**TASK DETAILS**:
Extract the lines of the material below, beginning with the first and ending with the line that holds "Chart.register(...registerables);". Skip every picture.

**RAW DATA**:

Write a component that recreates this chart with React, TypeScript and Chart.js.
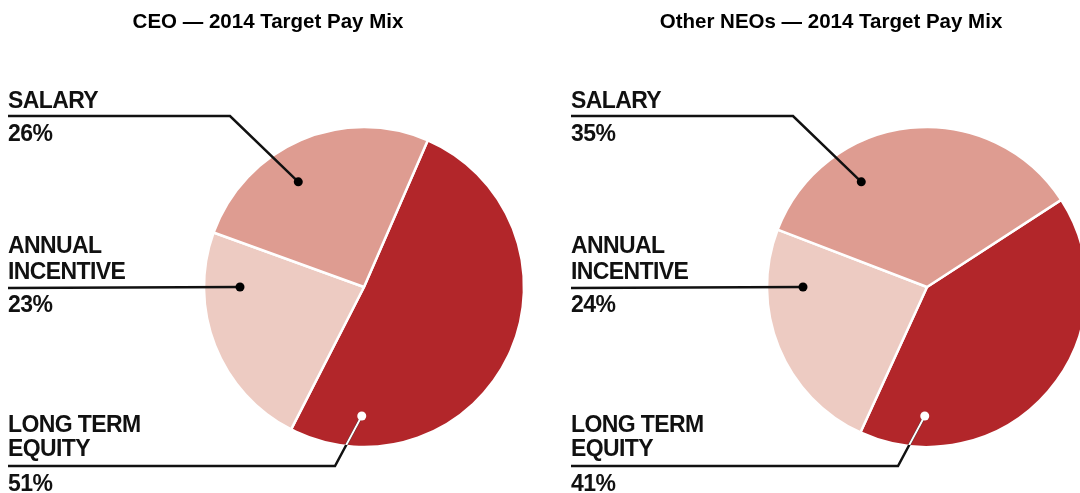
import React, { useEffect, useRef } from "react";
import { Chart, registerables } from "chart.js";

Chart.register(...registerables);

// ---- data ----
const categories = ["LONG TERM EQUITY", "ANNUAL INCENTIVE", "SALARY"];
const labelLines = [["LONG TERM", "EQUITY"], ["ANNUAL", "INCENTIVE"], ["SALARY"]];
const ceoValues = [51, 23, 26];
const neoValues = [41, 24, 35];
const ceoTitle = "CEO — 2014 Target Pay Mix";
const neoTitle = "Other NEOs — 2014 Target Pay Mix";

// ---- styles / layout ----
const sliceColors = ["#B2262A", "#EDCBC2", "#DE9C91"];
const CANVAS_W = 560;
const CANVAS_H = 493;
const PIE_RADIUS = 160;
const LABEL_FONT = "bold 23px 'Liberation Sans', Arial, sans-serif";
const TITLE_FONT = "bold 20.5px 'Liberation Sans', Arial, sans-serif";

// label layout per slice index: text baselines, underline y, elbow x, dot polar (deg clockwise from top, distance)
const labelLayout = [
  { baselines: [432, 456], pctBaseline: 491, lineY: 466, elbowX: 327, dotAngle: 181, dotDist: 129, light: true },
  { baselines: [253, 279], pctBaseline: 312, lineY: 288, elbowX: null, dotAngle: 270, dotDist: 124, light: false },
  { baselines: [108], pctBaseline: 141, lineY: 116, elbowX: 222, dotAngle: 328, dotDist: 124, light: false },
];

const labelPlugin = {
  id: "payMixLabels",
  afterDraw(chart: any) {
    const ctx = chart.ctx as CanvasRenderingContext2D;
    const opts = chart.options.plugins.payMixLabels;
    const meta = chart.getDatasetMeta(0);
    const values = chart.data.datasets[0].data as number[];
    const arc0 = meta.data[0];
    const cx = arc0.x;
    const cy = arc0.y;
    const r = arc0.outerRadius;

    ctx.save();
    // title
    ctx.font = TITLE_FONT;
    ctx.fillStyle = "#000";
    ctx.textAlign = "center";
    ctx.textBaseline = "alphabetic";
    ctx.fillText(opts.title, opts.titleX, 28);

    ctx.textAlign = "left";
    ctx.font = LABEL_FONT;
    (ctx as any).letterSpacing = "-0.6px";
    ctx.fillStyle = "#111";

    labelLayout.forEach((lay, i) => {
      const lines = labelLines[i];
      lines.forEach((t, k) => ctx.fillText(t, 0, lay.baselines[k]));
      ctx.fillText(`${values[i]}%`, 0, lay.pctBaseline);

      const a = (lay.dotAngle * Math.PI) / 180;
      const dx = cx + lay.dotDist * Math.sin(a);
      const dy = cy - lay.dotDist * Math.cos(a);

      ctx.lineWidth = 2.5;
      ctx.strokeStyle = "#111";
      ctx.lineJoin = "miter";
      ctx.beginPath();
      ctx.moveTo(0, lay.lineY);
      if (lay.elbowX !== null) ctx.lineTo(lay.elbowX, lay.lineY);
      ctx.lineTo(dx, dy);
      ctx.stroke();

      if (lay.light) {
        // white part inside the pie
        ctx.save();
        ctx.beginPath();
        ctx.arc(cx, cy, r - 1, 0, Math.PI * 2);
        ctx.clip();
        ctx.strokeStyle = "#fff";
        ctx.lineWidth = 2;
        ctx.beginPath();
        ctx.moveTo(lay.elbowX as number, lay.lineY);
        ctx.lineTo(dx, dy);
        ctx.stroke();
        ctx.restore();
      }
      ctx.fillStyle = lay.light ? "#fff" : "#000";
      ctx.beginPath();
      ctx.arc(dx, dy, 4.5, 0, Math.PI * 2);
      ctx.fill();
      ctx.fillStyle = "#111";
    });
    ctx.restore();
  },
};

function PiePanel({ title, values, rotation, left }: { title: string; values: number[]; rotation: number; left: number }) {
  const ref = useRef<HTMLCanvasElement | null>(null);
  useEffect(() => {
    if (!ref.current) return;
    const chart = new Chart(ref.current, {
      type: "pie",
      data: {
        labels: categories,
        datasets: [
          {
            data: values,
            backgroundColor: sliceColors,
            borderColor: "#ffffff",
            borderWidth: 2.5,
            radius: PIE_RADIUS,
            hoverOffset: 0,
          } as any,
        ],
      },
      options: {
        responsive: false,
        animation: false,
        events: [],
        rotation,
        layout: { padding: { left: 152, right: 0, top: 81, bottom: 0 } },
        plugins: {
          legend: { display: false },
          tooltip: { enabled: false },
          title: { display: false },
          payMixLabels: { title, titleX: 260 },
        } as any,
      },
      plugins: [labelPlugin],
    });
    return () => chart.destroy();
  }, [title, values, rotation]);
  return (
    <div style={{ position: "absolute", left, top: 0, width: CANVAS_W, height: CANVAS_H }}>
      <canvas ref={ref} width={CANVAS_W} height={CANVAS_H} style={{ width: CANVAS_W, height: CANVAS_H, display: "block" }} />
    </div>
  );
}

export default function App() {
  return (
    <div
      style={{
        position: "absolute",
        left: 0,
        top: 0,
        width: 1080,
        height: 493,
        overflow: "hidden",
        background: "#ffffff",
      }}
    >
      <PiePanel title={ceoTitle} values={ceoValues} rotation={23.5} left={8} />
      <PiePanel title={neoTitle} values={neoValues} rotation={57} left={571} />
    </div>
  );
}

**THE OUTPUT**:
Write a component that recreates this chart with React, TypeScript and Chart.js.
import React, { useEffect, useRef } from "react";
import { Chart, registerables } from "chart.js";

Chart.register(...registerables);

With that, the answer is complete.